Peter Rhodes on a curious moustache, cobblers on stage and buying those last-minute Valentine blooms

Read today's column from Peter Rhodes

Published
ITV's detective drama series Endeavour

THIS is the time of year when our screens fill with seductive ads for that cool, chic, elegant new kitchen you always promised yourself. Never quite turns out like that, does it? I woke up a few days ago and went into our kitchen to find one of next door's kittens licking porridge off a spoon. So chic.

I BET you're dying to know how my intensely cultural evening with Richard II went. In a word, terribly. This was a remote screening of the National Theatre's controversial version with all the actors in modern dress locked in a room with no doors or windows There is, of course, no reason why Shakespeare cannot be performed in a giant box. In the same way, the FA Cup Final could in theory be played in a church hall with a wooden ball, three goalies and five centre-forwards. It's just that while theatregoers react to experimental theatre by stroking their chins and talking intensely about the claustrophobic agony of monarchical power, footie fans recognise cobblers as cobblers and are not embarrassed to say so.

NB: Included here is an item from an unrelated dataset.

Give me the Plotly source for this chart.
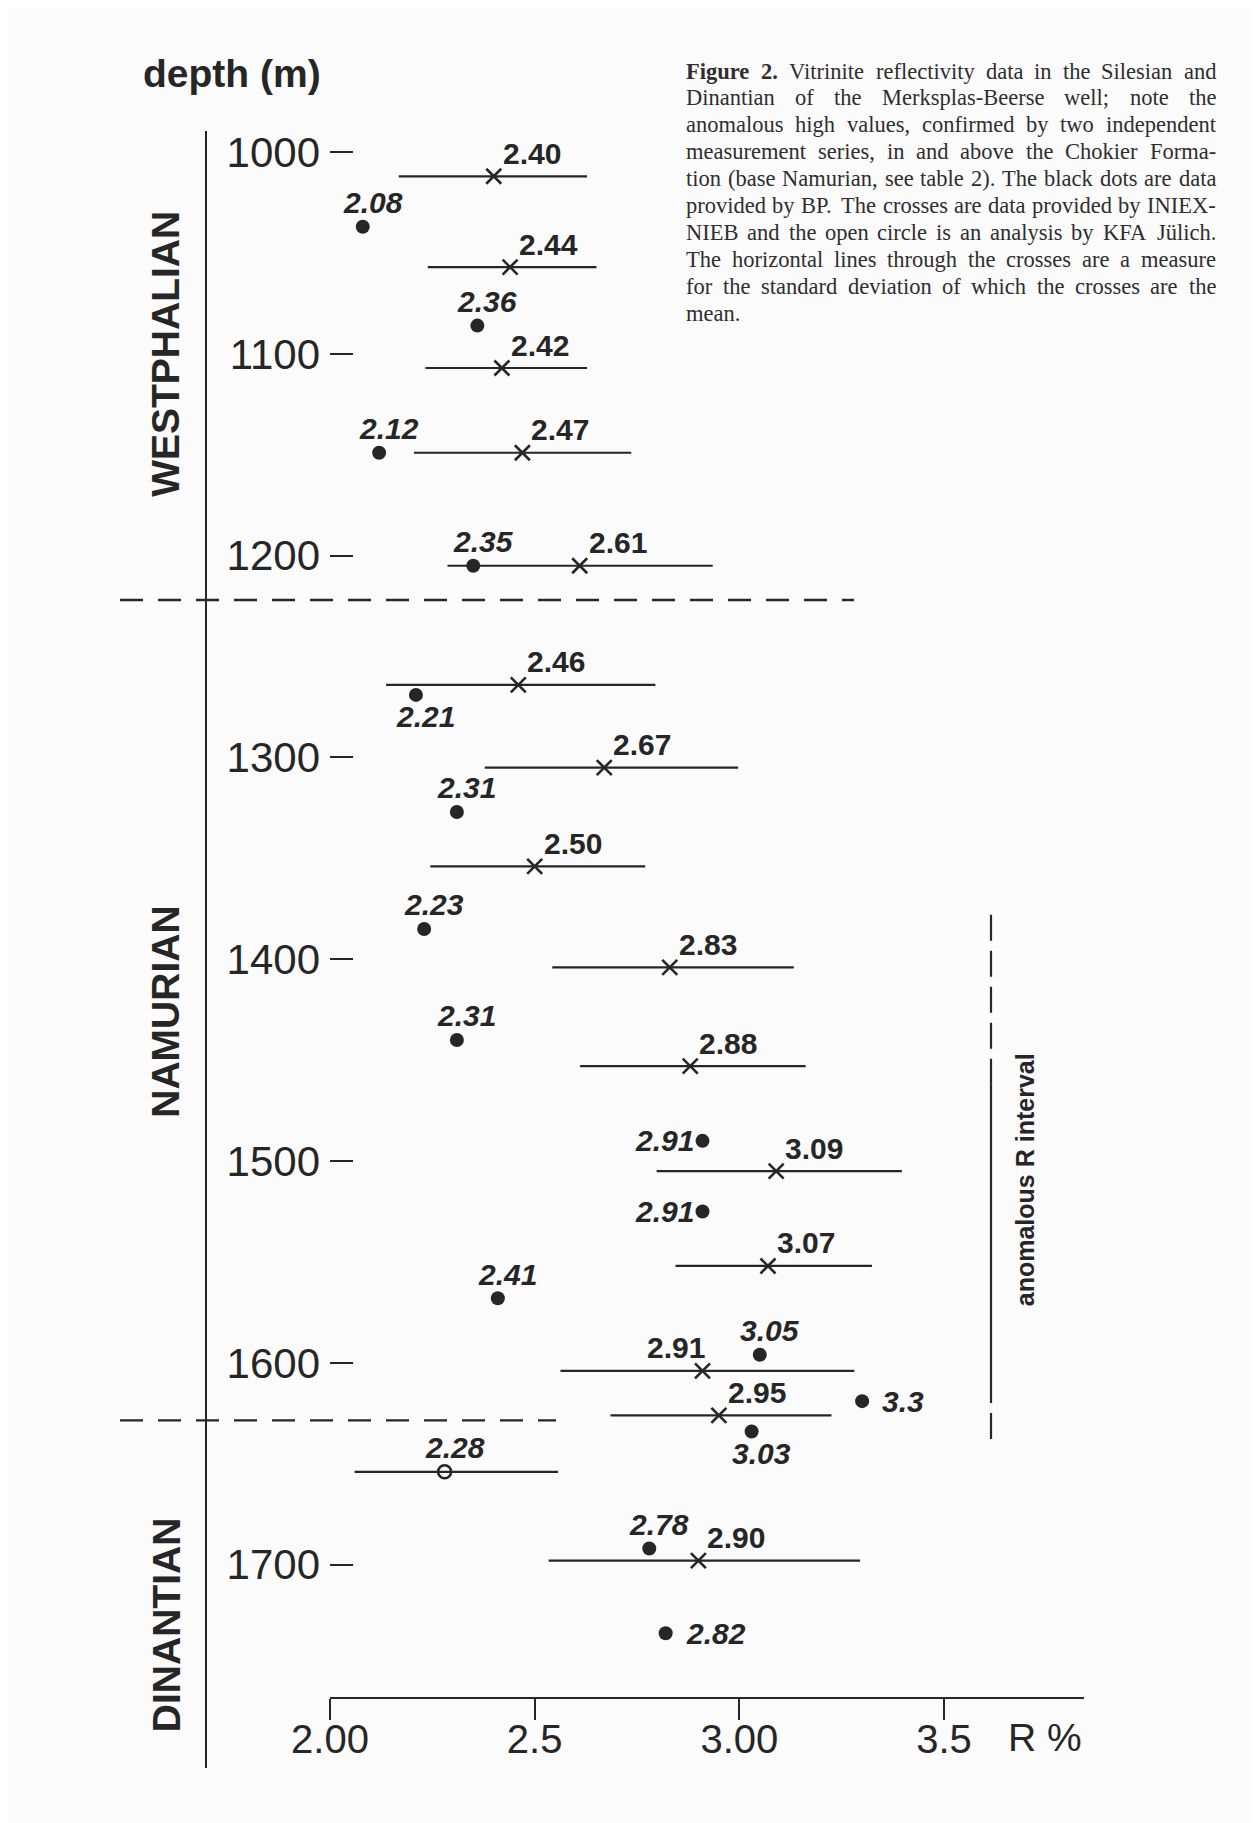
import plotly.graph_objects as go

# ---------------- data ----------------
# INIEX-NIEB measurements: crosses with standard-deviation bars
cross_depth = [1012, 1057, 1107, 1149, 1205, 1264, 1305, 1354, 1404, 1453, 1505, 1552, 1604, 1626, 1698]
cross_R = [2.40, 2.44, 2.42, 2.47, 2.61, 2.46, 2.67, 2.50, 2.83, 2.88, 3.09, 3.07, 2.91, 2.95, 2.90]
cross_low = [2.168, 2.239, 2.233, 2.205, 2.287, 2.137, 2.378, 2.245, 2.543, 2.611, 2.798, 2.844, 2.563, 2.685, 2.534]
cross_high = [2.628, 2.651, 2.628, 2.736, 2.935, 2.795, 2.997, 2.770, 3.133, 3.162, 3.397, 3.324, 3.281, 3.225, 3.295]
cross_text = ["2.40", "2.44", "2.42", "2.47", "2.61", "2.46", "2.67", "2.50", "2.83", "2.88", "3.09", "3.07", "2.91", "2.95", "2.90"]

# BP measurements: black dots
dot_depth = [1037, 1086, 1149, 1205, 1269, 1327, 1385, 1440, 1490, 1525, 1568, 1596, 1619, 1634, 1692, 1734]
dot_R = [2.08, 2.36, 2.12, 2.35, 2.21, 2.31, 2.23, 2.31, 2.91, 2.91, 2.41, 3.05, 3.30, 3.03, 2.78, 2.82]
dot_text = ["2.08", "2.36", "2.12", "2.35", "2.21", "2.31", "2.23", "2.31", "2.91", "2.91", "2.41", "3.05", "3.3", "3.03", "2.78", "2.82"]

# KFA Jülich measurement: open circle
open_depth = [1654]
open_R = [2.28]
open_low = [2.060]
open_high = [2.557]
open_text = ["2.28"]

depth_ticks = [1000, 1100, 1200, 1300, 1400, 1500, 1600, 1700]
r_ticks = [2.0, 2.5, 3.0, 3.5]
r_tick_labels = ["2.00", "2.5", "3.00", "3.5"]

units = ["Westphalian", "Namurian", "Dinantian"]
unit_labels = ["WESTPHALIAN", "NAMURIAN", "DINANTIAN"]
unit_centre_depth = [1100, 1426, 1730]
unit_boundaries = [1222, 1628.5]
anomalous_interval = [1378, 1639]

caption_lines = [
    "Figure 2. Vitrinite reflectivity data in the Silesian and",
    "Dinantian of the Merksplas-Beerse well; note the",
    "anomalous high values, confirmed by two independent",
    "measurement series, in and above the Chokier Forma-",
    "tion (base Namurian, see table 2). The black dots are data",
    "provided by BP. The crosses are data provided by INIEX-",
    "NIEB and the open circle is an analysis by KFA Jülich.",
    "The horizontal lines through the crosses are a measure",
    "for the standard deviation of which the crosses are the",
    "mean.",
]

# ---------------- layout / style ----------------
OFF = 8                      # default page margin around the figure div
W, H = 1259 - OFF, 1823 - OFF
PLOT_L, PLOT_R, PLOT_T, PLOT_B = 330, 1084, OFF, 1697   # page pixel coordinates
ML = PLOT_L - OFF
MR = W - (PLOT_R - OFF)
MT = PLOT_T - OFF
MB = H - (PLOT_B - OFF)
PW, PH = PLOT_R - PLOT_L, PLOT_B - PLOT_T
INK = "#262626"
BG = "#fcfbfc"
SANS = "Liberation Sans, Arial, Helvetica, sans-serif"
SERIF = "Liberation Serif, Times New Roman, serif"

x_range = [2.0, 3.842]
y_range = [1765.6, 928.6]


def px_x(px):
    return (px - PLOT_L) / PW


def px_y(py):
    return (PLOT_B - py) / PH


cross_label_side = ["right"] * 15
cross_label_side[12] = "left"
dot_label_side = ["above", "above", "above", "above", "below", "above", "above", "above",
                  "left", "left", "above", "above", "right", "below", "above", "right"]

fig = go.Figure()

# crosses with SD bars
fig.add_trace(go.Scatter(
    x=cross_R, y=cross_depth, mode="markers", cliponaxis=False,
    marker=dict(symbol="x-thin", size=15, line=dict(width=2.6, color=INK), color=INK),
    error_x=dict(type="data", symmetric=False,
                 array=[h - r for h, r in zip(cross_high, cross_R)],
                 arrayminus=[r - l for r, l in zip(cross_R, cross_low)],
                 thickness=2.2, width=0, color=INK),
    showlegend=False, hoverinfo="skip"))

# open circle with bar
fig.add_trace(go.Scatter(
    x=open_R, y=open_depth, mode="markers", cliponaxis=False,
    marker=dict(symbol="circle-open", size=13, line=dict(width=2.6, color=INK), color=INK),
    error_x=dict(type="data", symmetric=False,
                 array=[h - r for h, r in zip(open_high, open_R)],
                 arrayminus=[r - l for r, l in zip(open_R, open_low)],
                 thickness=2.2, width=0, color=INK),
    showlegend=False, hoverinfo="skip"))

# black dots
fig.add_trace(go.Scatter(
    x=dot_R, y=dot_depth, mode="markers", cliponaxis=False,
    marker=dict(symbol="circle", size=14, color=INK),
    showlegend=False, hoverinfo="skip"))

ann = []
LBL = 30
for r, d, t, side in zip(cross_R, cross_depth, cross_text, cross_label_side):
    if side == "right":
        ann.append(dict(x=r, y=d, xref="x", yref="y", text=t, showarrow=False,
                        xanchor="left", yanchor="middle", xshift=7, yshift=23,
                        font=dict(family=SANS, size=LBL, color=INK, weight="bold")))
    else:
        ann.append(dict(x=r, y=d, xref="x", yref="y", text=t, showarrow=False,
                        xanchor="right", yanchor="middle", xshift=4, yshift=23,
                        font=dict(family=SANS, size=LBL, color=INK, weight="bold")))

for r, d, t, side in zip(dot_R + open_R, dot_depth + open_depth, dot_text + open_text,
                         dot_label_side + ["above"]):
    f = dict(family=SANS, size=LBL, color=INK, weight="bold", style="italic")
    if side == "above":
        a = dict(xanchor="center", yanchor="middle", xshift=10, yshift=24)
    elif side == "below":
        a = dict(xanchor="center", yanchor="middle", xshift=10, yshift=-22)
    elif side == "left":
        a = dict(xanchor="right", yanchor="middle", xshift=-7, yshift=0)
    else:
        a = dict(xanchor="left", yanchor="middle", xshift=18, yshift=0)
    ann.append(dict(x=r, y=d, xref="x", yref="y", text=t, showarrow=False, font=f, **a))

# axis titles
ann.append(dict(x=px_x(141), y=px_y(73), xref="paper", yref="paper", text="depth (m)",
                showarrow=False, xanchor="left", yanchor="middle",
                font=dict(family=SANS, size=39, color=INK, weight="bold")))
ann.append(dict(x=1.0, y=px_y(1737), xref="paper", yref="paper", text="R %",
                showarrow=False, xanchor="right", yanchor="middle",
                font=dict(family=SANS, size=39, color=INK)))

# stratigraphic units
for lab, d in zip(unit_labels, unit_centre_depth):
    ann.append(dict(x=px_x(166), y=d, xref="paper", yref="y", text=lab, textangle=-90,
                    showarrow=False, xanchor="center", yanchor="middle",
                    font=dict(family=SANS, size=39, color=INK, weight="bold")))

ann.append(dict(x=px_x(1025), y=sum(anomalous_interval) / 2 + 1, xref="paper", yref="y",
                text="anomalous R interval", textangle=-90, showarrow=False,
                xanchor="center", yanchor="middle",
                font=dict(family=SANS, size=25, color=INK, weight="bold")))

# caption, justified word by word
TIMES = {
    ' ': 250, '.': 250, ',': 250, ';': 278, ':': 278, '-': 333, '(': 333, ')': 333,
    'a': 444, 'b': 500, 'c': 444, 'd': 500, 'e': 444, 'f': 333, 'g': 500, 'h': 500, 'i': 278,
    'j': 278, 'k': 500, 'l': 278, 'm': 778, 'n': 500, 'o': 500, 'p': 500, 'q': 500, 'r': 333,
    's': 389, 't': 278, 'u': 500, 'v': 500, 'w': 722, 'x': 500, 'y': 500, 'z': 444, 'ü': 500,
    'A': 722, 'B': 667, 'C': 667, 'D': 722, 'E': 611, 'F': 556, 'G': 722, 'H': 722, 'I': 333,
    'J': 389, 'K': 722, 'L': 611, 'M': 889, 'N': 722, 'O': 722, 'P': 556, 'Q': 722, 'R': 667,
    'S': 556, 'T': 611, 'U': 722, 'V': 722, 'W': 944, 'X': 722, 'Y': 722, 'Z': 611,
}
TIMES_B = {'F': 611, 'i': 278, 'g': 500, 'u': 556, 'r': 444, 'e': 444, '.': 250}
CAP_FS = 22.5
CAP_X0, CAP_X1 = 686, 1216
CAP_Y0, CAP_DY = 71, 26.9


def text_w(s, bold=False):
    tot = 0
    for ch in s:
        if bold and ch in TIMES_B:
            tot += TIMES_B[ch]
        else:
            tot += TIMES.get(ch, 500)
    return tot / 1000 * CAP_FS


for i, line in enumerate(caption_lines):
    words = line.split(" ")
    bolds = [(i == 0 and j < 2) for j in range(len(words))]
    widths = [text_w(w, b) for w, b in zip(words, bolds)]
    if i == len(caption_lines) - 1 or len(words) == 1:
        gap = text_w(" ")
    else:
        gap = (CAP_X1 - CAP_X0 - sum(widths)) / (len(words) - 1)
    xp = CAP_X0
    for w, b, wd in zip(words, bolds, widths):
        ann.append(dict(x=px_x(xp - 2), y=px_y(CAP_Y0 + i * CAP_DY), xref="paper", yref="paper",
                        text=w, showarrow=False, xanchor="left", yanchor="middle",
                        font=dict(family=SERIF, size=CAP_FS, color="#2e2e2e",
                                  weight="bold" if b else "normal")))
        xp += wd + gap

shapes = []
# depth axis line (left vertical)
shapes.append(dict(type="line", xref="paper", yref="paper",
                   x0=px_x(206), x1=px_x(206), y0=px_y(131), y1=px_y(1768),
                   line=dict(color=INK, width=2)))
# unit boundaries (dashed)
for d, xend in zip(unit_boundaries, [854, 556]):
    shapes.append(dict(type="line", xref="paper", yref="y", x0=px_x(120), x1=px_x(xend),
                       y0=d, y1=d, line=dict(color=INK, width=2.4, dash="23px,15px")))
# anomalous interval marker
a0, a1 = anomalous_interval
mid0, mid1 = 1462, 1607
xa = px_x(991)
shapes.append(dict(type="line", xref="paper", yref="y", x0=xa, x1=xa, y0=a0, y1=mid0,
                   line=dict(color=INK, width=2.2, dash="26px,10px")))
shapes.append(dict(type="line", xref="paper", yref="y", x0=xa, x1=xa, y0=mid0, y1=mid1,
                   line=dict(color=INK, width=2.2)))
shapes.append(dict(type="line", xref="paper", yref="y", x0=xa, x1=xa, y0=mid1, y1=a1,
                   line=dict(color=INK, width=2.2, dash="26px,10px")))

fig.update_layout(
    width=W, height=H, autosize=False,
    margin=dict(l=ML, r=MR, t=MT, b=MB, pad=0),
    paper_bgcolor=BG, plot_bgcolor=BG,
    annotations=ann, shapes=shapes, showlegend=False,
    xaxis=dict(range=x_range, tickvals=r_ticks, ticktext=r_tick_labels,
               ticks="outside", ticklen=21, tickwidth=2, tickcolor=INK,
               ticklabelstandoff=-15,
               showline=True, linewidth=2, linecolor=INK, showgrid=False, zeroline=False,
               tickfont=dict(family=SANS, size=40, color=INK), fixedrange=True),
    yaxis=dict(range=y_range, tickvals=depth_ticks, ticktext=[str(v) for v in depth_ticks],
               ticks="inside", ticklen=23, tickwidth=2.4, tickcolor=INK,
               ticklabelstandoff=9,
               showline=False, showgrid=False, zeroline=False,
               tickfont=dict(family=SANS, size=42, color=INK), fixedrange=True),
)

fig.write_html("out.html")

ANYWAY, we left the show early (one of the joys of remote screening is that you can walk out without offending the actors) and got home in time for Endeavour (ITV). I had no idea that 1960s police sergeants in Oxfordshire were obliged to wear the uniforms and moustaches of Mexican park-keepers.

A COUPLE of readers have taken me to task over last week's item about the BBC getting £5 million from the EU. One pointed out that this money was purely for research and development (so that's all right, then) and the other said it was only a tiny fraction of the BBC's overall budget. But if it was such an infinitesimal amount, wasn't it unwise of the Beeb to accept it in the first place? Has Auntie accepted any more money from any other foreign powers? I think we should be told.

SOME TV and radio reporters are telling us that Brexit is "fewer" than 50 days away, presumably thinking "fewer" makes them sound better educated than "less." In fact, less is better. Fewer should be used for items that can be counted, but not for time. As the BBC News Magazine puts it: "We say less than six weeks, not fewer than six weeks, because we are not referring to six individual weeks, but to a single period of time lasting six weeks." Sorted?

BUT then we all make mistakes. The pop group Trogs mentioned in Monday's column should, of course, have been Troggs.

'TIS the eve of Valentine. This is the night when, traditionally, the male of the species discovers that the most expensive flowers in the world are the ones bought in a garage on the evening of February 13, and the most spine-chilling threat is the one from the bloke behind the garage counter: "Your choice, mate. Take ' em or leave 'em."